After the concept stage, the designs were handed over to one of the 3D character artists. There were three of us on Guitar Hero III: Legends of Rock including Mike Friedrich, Jason Maynard, and I. We began each character by modeling a low-poly base mesh in 3ds Max. This mesh would be similar to the final one used in the game, though [it] was more of a base model used to sculpt with in Zbrush. In Zbrush, we would subdivide and sculpt our high-poly detail mesh. Sometimes more high-poly details were created in 3ds Max, such as jewelry and belts. Frequently, our high-poly meshes ended up being more than six million polygons.

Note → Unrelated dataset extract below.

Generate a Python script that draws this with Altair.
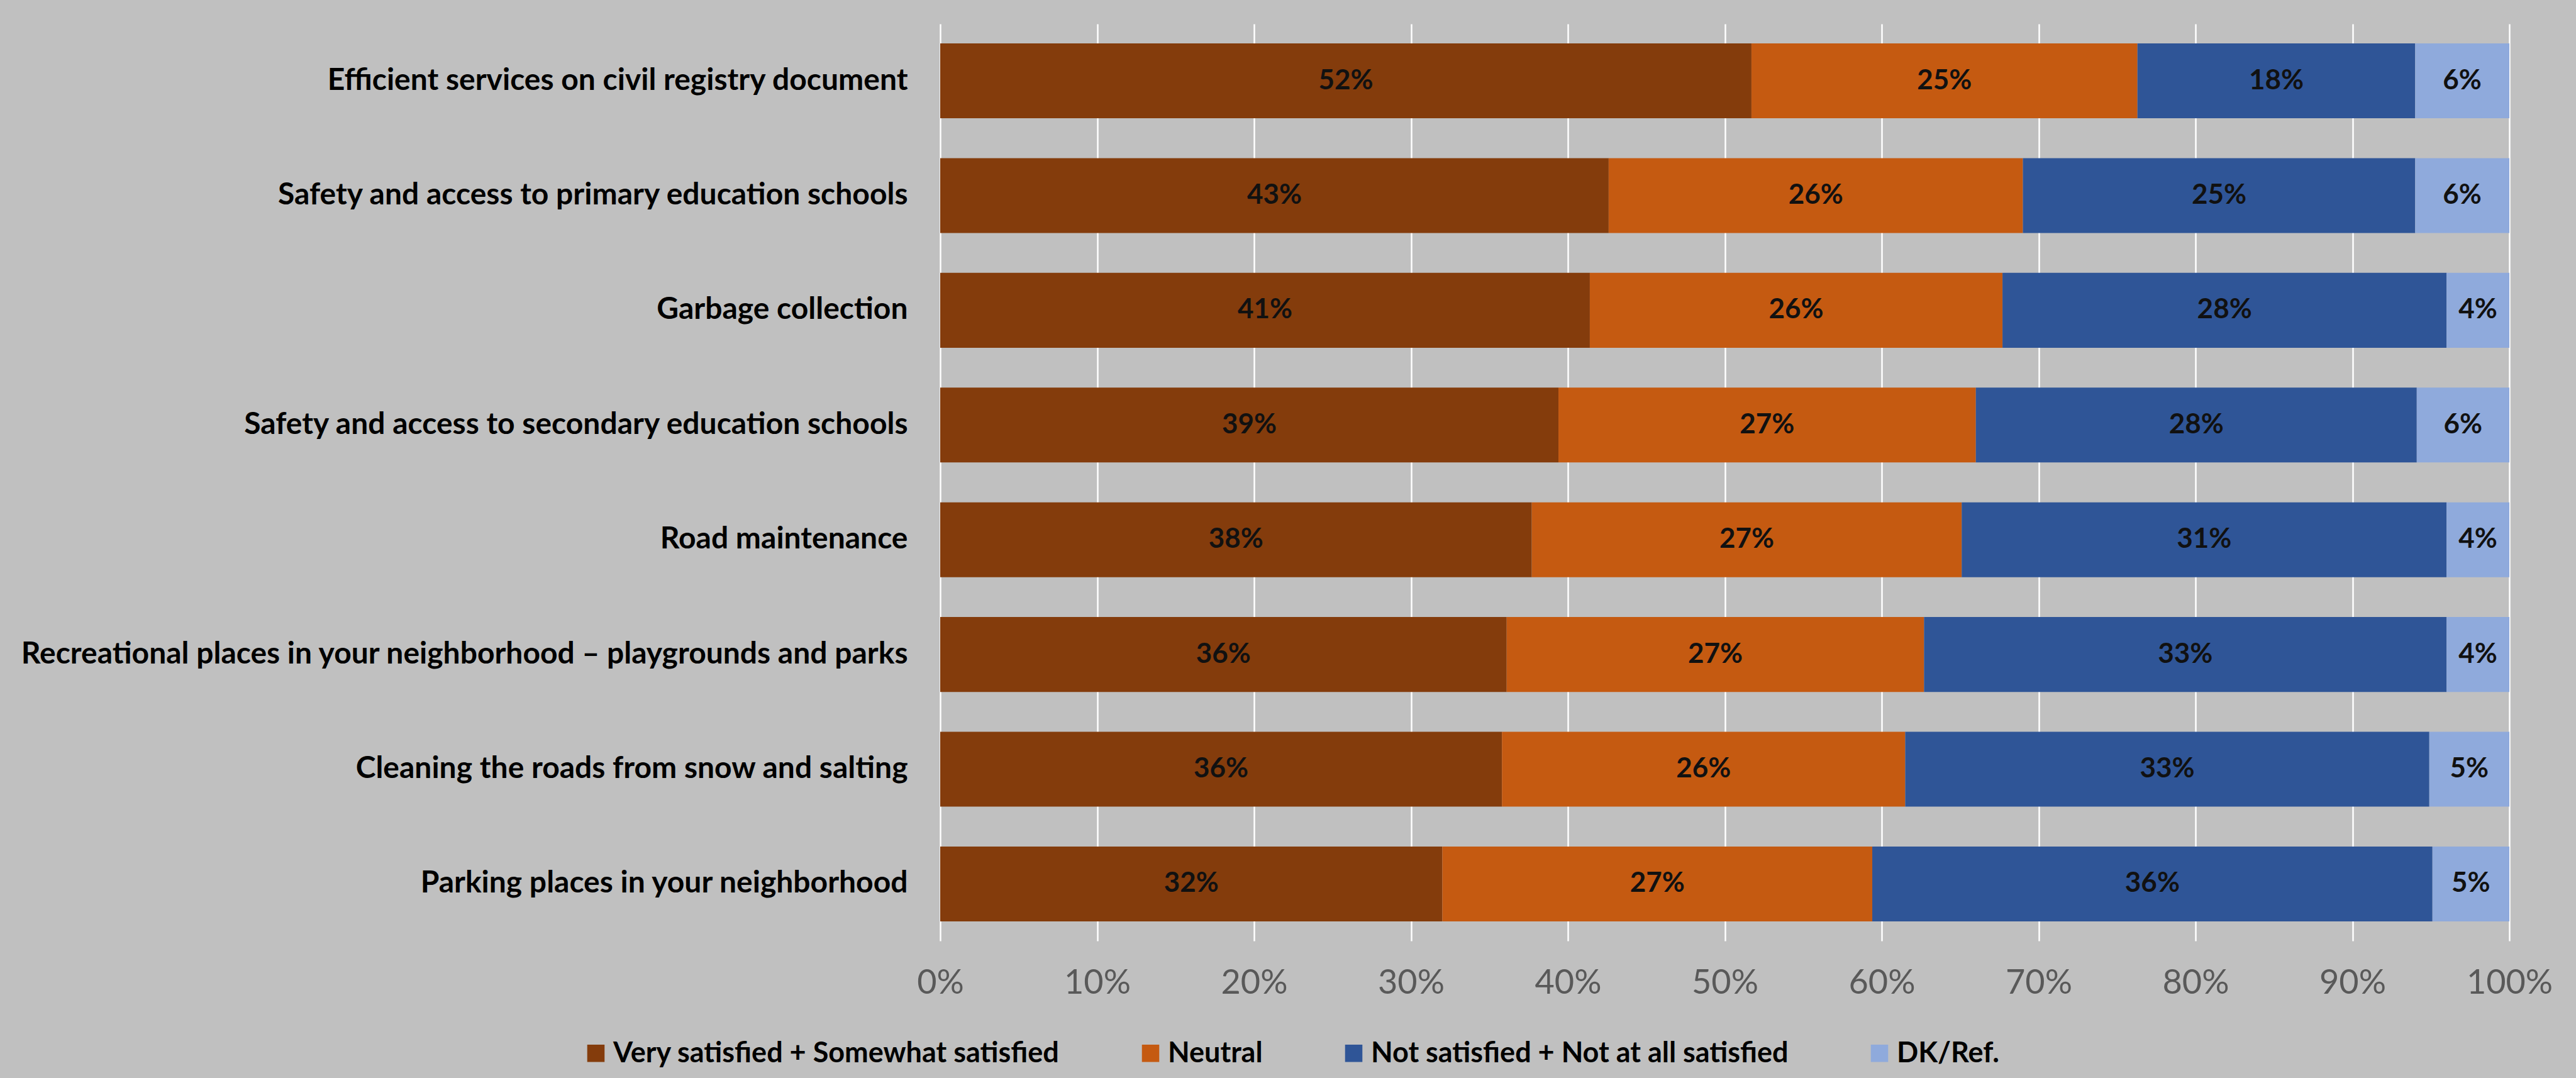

Once the high-poly modeling was finished, we would finalize the low-poly mesh and bake out our normal maps. From there, we would texture the model using various techniques to make each surface feel as realistic as possible. Our in-game pixel shaders are extremely flexible and go a long way to helping us create a wide variety of materials. These shaders were mostly developed during Tony Hawk's Project 8, so we had the benefit of being able to jump right in and play with settings to fit Guitar Hero's art style from day one.

Welcome back my friends to the show that never ends. We're so glad you could attend…
Welcome back my friends to the show that never ends. We're so glad you could attend…

When the model was done and the texturing was complete, we would create a basic skeleton that represented the character's proportions. This basic skeleton would get handed off to the animation department and a full rig based on those proportions would be generated. This gives every character in Guitar Hero III: Legends of Rock totally unique skeletons and proportions, which was a new experience at Neversoft. We were used to creating one skeleton and basing each character in the game off of those proportions. This method obviously gives us much more variety, and was necessary for this game since the character sizes vary greatly.

Most of the techniques I mention in this diary are industry-standard, and the production staff on the game was very organized, and it helped make our lives much easier when it came to scheduling. In the end, I feel very proud and confident of the art in our game. It was the talent and enthusiasm of the artists involved that made these characters look so great, and it was a pleasure to work with them.